Al-Hakim was able to understand nature and depict it in a style which combines symbolism, reality and imagination. He mastered narration, dialogue and selecting settings. While al-Hakim's earlier plays were all composed in the literary language, he was to conduct a number of experiments with different levels of dramatic language. In the play, Al-Safqah (The Deal, 1956), for example - with its themes of land ownership and the exploitation of poor peasant farmers - he couched the dialogue in something he termed 'a third language', one that could be read as a text in the standard written language of literature, but that could also be performed on stage in a way which, while not exactly the idiom of Egyptian Arabic, was certainly comprehensible to a larger population than the literate elite of the city. There is perhaps an irony in the fact that another of al-Hakim's plays of the 1960s, Ya tali al-Shajarah (1962; The Tree Climber, 1966), was one of his most successful works from this point of view, precisely because its use of the literary language in the dialogue was a major contributor to the non-reality of the atmosphere in this Theatre of the Absurd style involving extensive passages of non-communication between husband and wife. Al-Hakim continued to write plays during the 1960s, among the most popular of which were Masir Sorsar (The Fate of a Cockroach, 1966) and Bank al-Qalaq (Anxiety Bank, 1967).

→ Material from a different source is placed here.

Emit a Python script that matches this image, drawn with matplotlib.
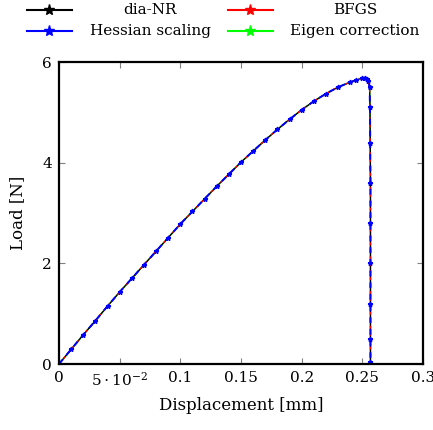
import numpy as np
import matplotlib.pyplot as plt
from matplotlib.lines import Line2D

# load-displacement curve (same path for all four solvers)
disp = [0.0, 0.01, 0.02, 0.03, 0.04, 0.05, 0.06, 0.07, 0.08, 0.09, 0.10,
        0.11, 0.12, 0.13, 0.14, 0.15, 0.16, 0.17, 0.18, 0.19, 0.20,
        0.21, 0.22, 0.23, 0.24, 0.245, 0.25, 0.252, 0.254, 0.255, 0.256,
        0.2563, 0.2565, 0.2567, 0.2567, 0.2567, 0.2567, 0.2567, 0.2567]
load = [0.0, 0.29, 0.58, 0.86, 1.15, 1.43, 1.70, 1.97, 2.24, 2.51, 2.78,
        3.03, 3.28, 3.53, 3.77, 4.01, 4.23, 4.45, 4.66, 4.86, 5.05,
        5.22, 5.37, 5.50, 5.60, 5.64, 5.68, 5.69, 5.67, 5.62, 5.50,
        5.1, 4.4, 3.6, 2.8, 2.0, 1.2, 0.5, 0.03]

solvers = ["dia-NR", "BFGS", "Hessian scaling", "Eigen correction"]
colors = ["black", "red", "blue", "lime"]

plt.rcParams["font.family"] = "DejaVu Serif"
plt.rcParams["mathtext.fontset"] = "dejavuserif"
plt.rcParams["font.size"] = 11

W, H = 433, 430
fig = plt.figure(figsize=(W / 100, H / 100), dpi=100)
ax = fig.add_axes([59 / W, 66 / H, 364 / W, 302 / H])

ax.plot(disp, load, color="lime", lw=1)
ax.plot(disp, load, color="black", lw=1)
ax.plot(disp, load, color="red", lw=1, ls=(0, (2, 3)))
ax.plot(disp, load, color="blue", lw=1.4, ls=(0, (3, 3)), marker="*", ms=3.5)

ax.set_xlim(0, 0.3)
ax.set_ylim(0, 6)
ax.set_xticks([0, 0.05, 0.1, 0.15, 0.2, 0.25, 0.3])
ax.set_xticklabels(["0", r"$5\cdot10^{-2}$", "0.1", "0.15", "0.2", "0.25", "0.3"])
ax.set_yticks([0, 2, 4, 6])
ax.tick_params(direction="in", color="gray", length=4.5, width=0.8,
               top=True, right=True, pad=5)
for s in ax.spines.values():
    s.set_linewidth(1.6)

ax.set_xlabel("Displacement [mm]", labelpad=6, fontsize=12)
ax.set_ylabel("Load [N]", labelpad=12, fontsize=12)

# legend in two rows, labels centred in their columns
slots = [(27, 150, 10), (228, 355, 10), (27, 150, 31), (228, 355, 31)]
for name, c, (hx, tx, ty) in zip(solvers, colors, slots):
    yf = 1 - ty / H
    fig.add_artist(Line2D([hx / W, (hx + 45) / W], [yf, yf], color=c, lw=1.5,
                          transform=fig.transFigure))
    fig.add_artist(Line2D([(hx + 22) / W], [yf], color=c, marker="*", ms=8,
                          transform=fig.transFigure))
    fig.text(tx / W, yf, name, ha="center", va="center", fontsize=11)

fig.savefig("out.png", dpi=100)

Tawfiq al-Hakim is one of the major pioneer figures in modern Arabic literature. In the particular realm of theatre, he fulfills an overarching role as the sole founder of an entire literary tradition, as Taha Hussein had earlier made clear. His struggles on behalf of Arabic drama as a literary genre, its techniques, and its language, are coterminous with the achievement of a central role in contemporary Egyptian political and social life.
Hakim's 1956 play Death Song was the basis of the libretto to Mohammed Fairouz's 2008 opera Sumeida's Song. [7]
Hakim was viewed as something of a misogynist in his younger years, having written a few misogynistic articles and remaining a bachelor for an unusually long period of time; he was given the laqab (i.e. epithet) of عدو المرأة ('Aduww al Mar'a), meaning "Enemy of woman." However, he eventually married and had two children, a son and a daughter. His wife died in 1977; his son died in 1978 in a car accident. He died on July 23, 1987.[8]